• Required task: Only the lines from the one containing "Emit a LaTeX" through the one containing "(r2) -- (r2tip);" belong in the answer; copy them exactly and leave out pictures.

(Records excerpted from a collection)
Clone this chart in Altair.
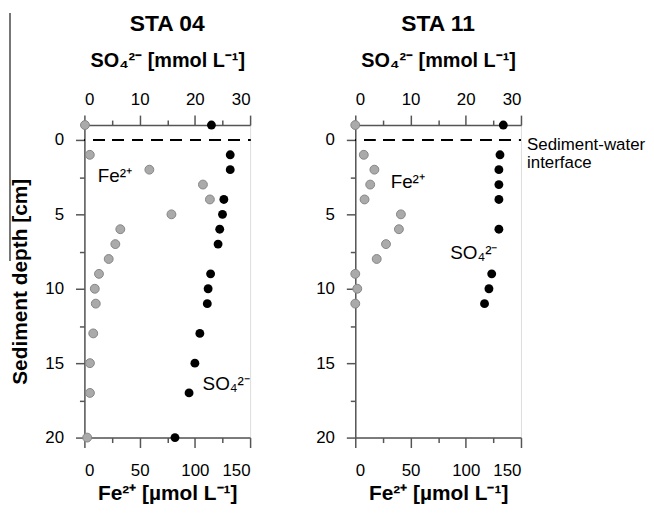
import altair as alt
import pandas as pd

FONT = "Liberation Sans"

# ---------------- data ----------------
# STA 04
s04_fe_depth = [-1, 1, 2, 3, 4, 5, 6, 7, 8, 9, 10, 11, 13, 15, 17, 20]
s04_fe = [0.5, 4.9, 58.8, 107.3, 113.6, 78.8, 32.5, 28.0, 22.0, 13.2, 9.4, 10.3, 8.0, 5.0, 5.0, 2.5]
s04_so4_depth = [-1, 1, 2, 4, 5, 6, 7, 9, 10, 11, 13, 15, 17, 20]
s04_so4 = [23.0, 26.4, 26.4, 25.25, 25.0, 24.5, 24.2, 22.85, 22.4, 22.25, 20.9, 20.0, 18.95, 16.4]

# STA 11
s11_fe_depth = [-1, 1, 2, 3, 4, 5, 6, 7, 8, 9, 10, 11]
s11_fe = [0.0, 7.7, 17.3, 13.5, 8.4, 41.3, 39.5, 27.8, 19.4, 0.0, 1.8, 0.0]
s11_so4_depth = [-1, 1, 2, 3, 4, 6, 9, 10, 11]
s11_so4 = [26.8, 26.2, 26.0, 26.0, 26.0, 26.0, 24.7, 24.2, 23.4]

# annotations (x in Fe units, depth in cm)
s04_ann_text = ["Fe²⁺", "SO₄²⁻"]
s04_ann_x = [12, 107]
s04_ann_depth = [2.4, 16.4]
s04_ann_size = [19, 19]
s11_ann_text = ["Fe²⁺", "SO₄²⁻", "Sediment-water", "interface"]
s11_ann_x = [32, 86, 155.5, 155.5]
s11_ann_depth = [2.8, 7.6, 0.35, 1.55]
s11_ann_size = [19, 19, 17, 17]

panel_titles = ["STA 04", "STA 11"]
fe_title = "Fe²⁺ [µmol L⁻¹]"
so4_title = "SO₄²⁻ [mmol L⁻¹]"
depth_title = "Sediment depth [cm]"

fe_major = [0, 50, 100, 150]
fe_minor = [25, 75, 125]
so4_major = [0, 10, 20, 30]
depth_major = [0, 5, 10, 15, 20]
depth_minor = [2.5, 7.5, 12.5, 17.5]

AX = "#555555"
W, H = 167, 315


def base_axis(**kw):
    d = dict(domainColor=AX, tickColor=AX, domainWidth=1.5, tickWidth=1.5,
             labelFont=FONT, labelFontSize=17, labelColor="black",
             titleFont=FONT, titleFontSize=20, titleFontWeight="bold",
             titleColor="black", grid=False)
    d.update(kw)
    return alt.Axis(**d)


def panel(title, fe_depth, fe, so_depth, so, ann_text, ann_x, ann_depth, ann_size,
          ytitle, deco=False):
    fe_df = pd.DataFrame({"depth": fe_depth, "fe": fe})
    so_df = pd.DataFrame({"depth": so_depth, "so4": so})
    ann_df = pd.DataFrame({"label": ann_text, "x": ann_x, "depth": ann_depth,
                           "size": ann_size})
    ysc = alt.Scale(domain=[-1, 20], reverse=True, nice=False, zero=False)
    fe_sc = alt.Scale(domain=[0, 150], nice=False, zero=False)
    so_sc = alt.Scale(domain=[0, 30], nice=False, zero=False)

    fe_layer = alt.Chart(fe_df).mark_circle(
        size=80, color="#aaaaaa", stroke="#858585", strokeWidth=1, opacity=1, clip=False
    ).encode(
        x=alt.X("fe:Q", scale=fe_sc,
                axis=base_axis(orient="bottom", values=fe_major, tickSize=10,
                               labelPadding=15, title=fe_title,
                               titlePadding=4, titleFontSize=21)),
        y=alt.Y("depth:Q", scale=ysc,
                axis=base_axis(orient="left", values=depth_major, tickSize=9,
                               labelPadding=12, title=ytitle, titlePadding=14,
                               titleFontSize=21)),
    )

    so_layer = alt.Chart(so_df).mark_circle(
        size=80, color="black", opacity=1, clip=False
    ).encode(
        x=alt.X("so4:Q", scale=so_sc,
                axis=base_axis(orient="top", values=so4_major, tickSize=10,
                               labelPadding=7, title=so4_title,
                               titlePadding=20)),
        y=alt.Y("depth:Q", scale=ysc, axis=None),
    )

    rule = alt.Chart(fe_df).mark_rule(
        color="black", strokeWidth=2, strokeDash=[11, 8.5], strokeDashOffset=10.5
    ).encode(
        x=alt.X(datum=0, scale=fe_sc,
                axis=base_axis(orient="bottom", values=fe_minor, tickSize=5,
                               labels=False, domain=False, title=None)),
        x2=alt.X2(datum=150),
        y=alt.Y(datum=0, scale=ysc,
                axis=base_axis(orient="left", values=depth_minor, tickSize=5,
                               labels=False, domain=False, title=None)),
    )

    text = alt.Chart(ann_df).mark_text(
        font=FONT, align="left", baseline="middle", color="black"
    ).encode(
        x=alt.X("x:Q", scale=fe_sc,
                axis=base_axis(orient="top", values=fe_minor, tickSize=5,
                               labels=False, domain=False, title=None)),
        y=alt.Y("depth:Q", scale=ysc, axis=None),
        text="label:N",
        size=alt.Size("size:Q", scale=None, legend=None),
    )

    ttl = alt.Chart(pd.DataFrame({"t": [title]})).mark_text(
        font=FONT, fontSize=23, fontWeight="bold", color="black",
        align="center", baseline="alphabetic"
    ).encode(x=alt.value(W / 2), y=alt.value(-95), text="t:N")

    layers = [rule, fe_layer, so_layer, text, ttl]
    if deco:
        deco_layer = alt.Chart(fe_df).mark_rule(color="#777777", strokeWidth=1.5).encode(
            x=alt.value(-75), y=alt.value(-113), y2=alt.value(137)
        )
        layers.append(deco_layer)

    return alt.layer(*layers).resolve_scale(x="independent").resolve_axis(
        y="independent"
    ).properties(width=W, height=H)


p1 = panel(panel_titles[0], s04_fe_depth, s04_fe, s04_so4_depth, s04_so4,
           s04_ann_text, s04_ann_x, s04_ann_depth, s04_ann_size,
           depth_title, deco=True)
p2 = panel(panel_titles[1], s11_fe_depth, s11_fe, s11_so4_depth, s11_so4,
           s11_ann_text, s11_ann_x, s11_ann_depth, s11_ann_size, None)

chart = alt.hconcat(p1, p2, spacing=106, bounds="flush").properties(
    padding={"left": 0, "top": 1, "right": 0, "bottom": 0}
).configure_view(stroke=None).configure(background="white")

chart.save("out.html", embed_options={"renderer": "svg", "actions": False})
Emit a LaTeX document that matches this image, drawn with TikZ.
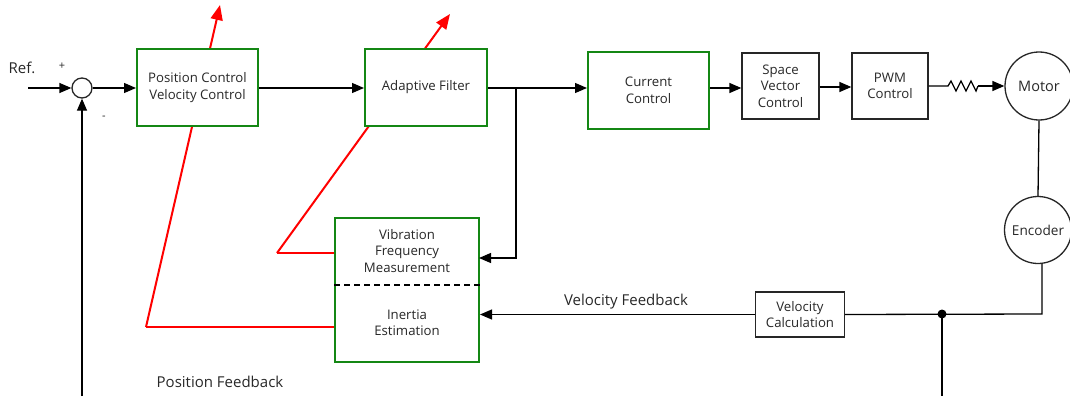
\documentclass[tikz,border=0pt]{standalone}
\usepackage{fontspec}
\setmainfont{Open Sans}
\usetikzlibrary{arrows.meta}
\definecolor{boxgreen}{RGB}{20,135,20}
\definecolor{txt}{RGB}{40,40,40}
\begin{document}
\begin{tikzpicture}[x=1pt,y=-1pt,
  font=\fontsize{13.2}{16.5}\selectfont, text=txt,
  arr/.style={draw=black, line width=1.3pt, -{Triangle[length=12pt,width=10pt]}},
  ln/.style={draw=black, line width=1.3pt},
  gbox/.style={draw=boxgreen, line width=2pt, fill=white, align=center, inner sep=0pt},
  kbox/.style={draw=black!85, line width=1.3pt, fill=white, align=center, inner sep=0pt},
  rcircle/.style={circle, draw=black!85, line width=1.3pt, fill=white, inner sep=0pt},
  redarr/.style={draw=red, line width=2pt, -{Triangle[length=15pt,width=12pt]}},
  lbl/.style={inner sep=0pt}]
\useasboundingbox (0,0) rectangle (1070,396);

% red lines first (boxes drawn over them)
\coordinate (r1) at (277,253);
\coordinate (r1tip) at (450,14);
\coordinate (r2) at (146,327);
\coordinate (r2tip) at (220,5);
\draw[redarr] (r1) -- (r1tip);
\draw[redarr] (r2) -- (r2tip);

% nodes
\node[rcircle, minimum size=20pt] (sum) at (82,88) {};
\node[gbox, minimum width=121pt, minimum height=77pt] (pv) at (197.5,87.5) {Position Control\\Velocity Control};
\node[gbox, minimum width=122pt, minimum height=77pt] (af) at (426,87.5) {Adaptive Filter};
\node[gbox, minimum width=121pt, minimum height=77pt] (cc) at (648.5,90.5) {Current\\Control};
\node[kbox, minimum width=77pt, minimum height=66pt] (svc) at (780.5,86) {Space\\Vector\\Control};
\node[kbox, minimum width=76pt, minimum height=66pt] (pwm) at (890,86) {PWM\\Control};
\node[rcircle, minimum size=68pt, font=\fontsize{14.5}{16}\selectfont] (motor) at (1039,86) {Motor};
\node[rcircle, minimum size=67pt, font=\fontsize{13.6}{16}\selectfont] (enc) at (1038,230) {Encoder};
\node[kbox, minimum width=89pt, minimum height=45pt] (vc) at (800,314.5) {Velocity\\Calculation};
\node[gbox, minimum width=144pt, minimum height=144pt] (est) at (407,290) {};
\node[lbl, align=center] (vfmtxt) at (407,251) {Vibration\\Frequency\\Measurement};
\node[lbl, align=center] (inetxt) at (407,322.5) {Inertia\\Estimation};
\draw[line width=1.6pt, dash pattern=on 6pt off 4pt] (est.west |- 0,285) -- (est.east |- 0,285);

% red horizontal stubs
\draw[draw=red, line width=2pt] (est.west |- r1) -- (r1);
\draw[draw=red, line width=2pt] (est.west |- r2) -- (r2);

% labels
\node[lbl, font=\fontsize{15}{18}\selectfont] (ref) at (22,68) {Ref.};
\node[lbl, font=\fontsize{11}{13}\selectfont] (plus) at (62,66) {+};
\node[lbl, font=\fontsize{11}{13}\selectfont] (minus) at (104,118) {-};
\node[lbl, font=\fontsize{15}{18}\selectfont] (vfb) at (626,302) {Velocity Feedback};
\node[lbl, font=\fontsize{15}{18}\selectfont] (pfb) at (220,382) {Position Feedback};

% connectors
\coordinate (in) at (28,88);
\coordinate (br) at (516,88);
\draw[arr] (in) -- (sum);
\draw[arr] (sum) -- (pv.west |- br);
\draw[arr] (pv.east |- br) -- (af.west |- br);
\draw[arr] (af.east |- br) -- (cc.west |- br);
\coordinate (vfmR) at (479,258);
\draw[arr] (br) |- (vfmR);
\draw[arr] (cc.east |- br) -- (svc.west |- br);
\draw[arr] (svc.east |- 0,87) -- (pwm.west |- 0,87);
% resistor
\coordinate (z0) at (948,86);
\coordinate (z1) at (978,86);
\draw[ln] (pwm.east |- z0) -- (z0) -- ++(3,-5) -- ++(5,10) -- ++(5,-10) -- ++(5,10) -- ++(5,-10) -- ++(5,10) -- (z1);
\draw[arr] (z1) -- (motor.west);
\draw[ln] (motor.south) -- (enc.north);
\coordinate (ec) at (1042,314);
\draw[ln] (enc.south -| ec) -- (ec) -- (vc.east);
\coordinate (jn) at (942,314);
\coordinate (jbot) at (942,396);
\fill (jn) circle (4.5pt);
\draw[ln] (jn) -- (jbot);
\draw[arr] (vc.west) -- (est.east |- vc.west);
\coordinate (pbot) at (82,396);
\draw[arr] (pbot) -- (sum.south);
\end{tikzpicture}
\end{document}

• The reply:
Emit a LaTeX document that matches this image, drawn with TikZ.
\documentclass[tikz,border=0pt]{standalone}
\usepackage{fontspec}
\setmainfont{Open Sans}
\usetikzlibrary{arrows.meta}
\definecolor{boxgreen}{RGB}{20,135,20}
\definecolor{txt}{RGB}{40,40,40}
\begin{document}
\begin{tikzpicture}[x=1pt,y=-1pt,
  font=\fontsize{13.2}{16.5}\selectfont, text=txt,
  arr/.style={draw=black, line width=1.3pt, -{Triangle[length=12pt,width=10pt]}},
  ln/.style={draw=black, line width=1.3pt},
  gbox/.style={draw=boxgreen, line width=2pt, fill=white, align=center, inner sep=0pt},
  kbox/.style={draw=black!85, line width=1.3pt, fill=white, align=center, inner sep=0pt},
  rcircle/.style={circle, draw=black!85, line width=1.3pt, fill=white, inner sep=0pt},
  redarr/.style={draw=red, line width=2pt, -{Triangle[length=15pt,width=12pt]}},
  lbl/.style={inner sep=0pt}]
\useasboundingbox (0,0) rectangle (1070,396);

% red lines first (boxes drawn over them)
\coordinate (r1) at (277,253);
\coordinate (r1tip) at (450,14);
\coordinate (r2) at (146,327);
\coordinate (r2tip) at (220,5);
\draw[redarr] (r1) -- (r1tip);
\draw[redarr] (r2) -- (r2tip);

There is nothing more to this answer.